The thing that amazes me the most about life is that I have chosen most of my life to live it to the highest standard of morals and to follow what God has set down as law. Okay, yes, I may not always have the cleanest vocabulary, but for the most part I have been what I consider a very moral person, but yet, sometimes it seems as if I get punished for living that way. I look around and see all of the people who live life as if it were an amusement park ride or a week in Vegas and wonder why life is so good for them, yet, others suffer. Don’t get me wrong, I am not looking to change my life so that I get the rewards now. I do believe that in the end, I will be rewarded for the choices I have made. The question is, though, will you? How do you live your life? What choices have you made that you regret?

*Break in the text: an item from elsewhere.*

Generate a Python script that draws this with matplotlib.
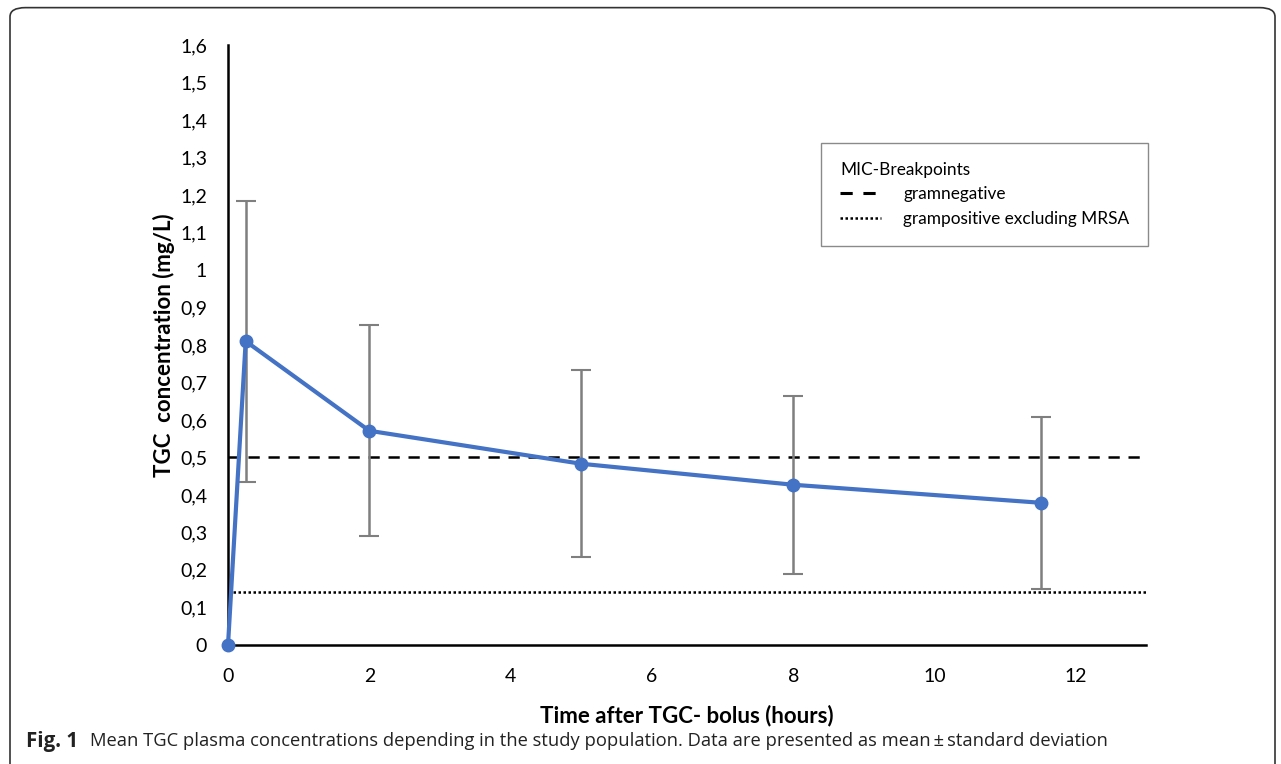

Yes, I think about these things, especially more so now that I see my finish line closer than it was ten years ago. Time is my companion that doesn’t always play fair. But, time is what it is, a mark in which we all must live with. So, think about it and tell me what you think. How has life treated you? One of my most favorite sayings was from Norm on “Cheers”. They would always ask him something as he came in and he always had a clever answer. One time he was asked, “How is life treating you?” His reply was, “Like a baby treats a diaper”. Let me know.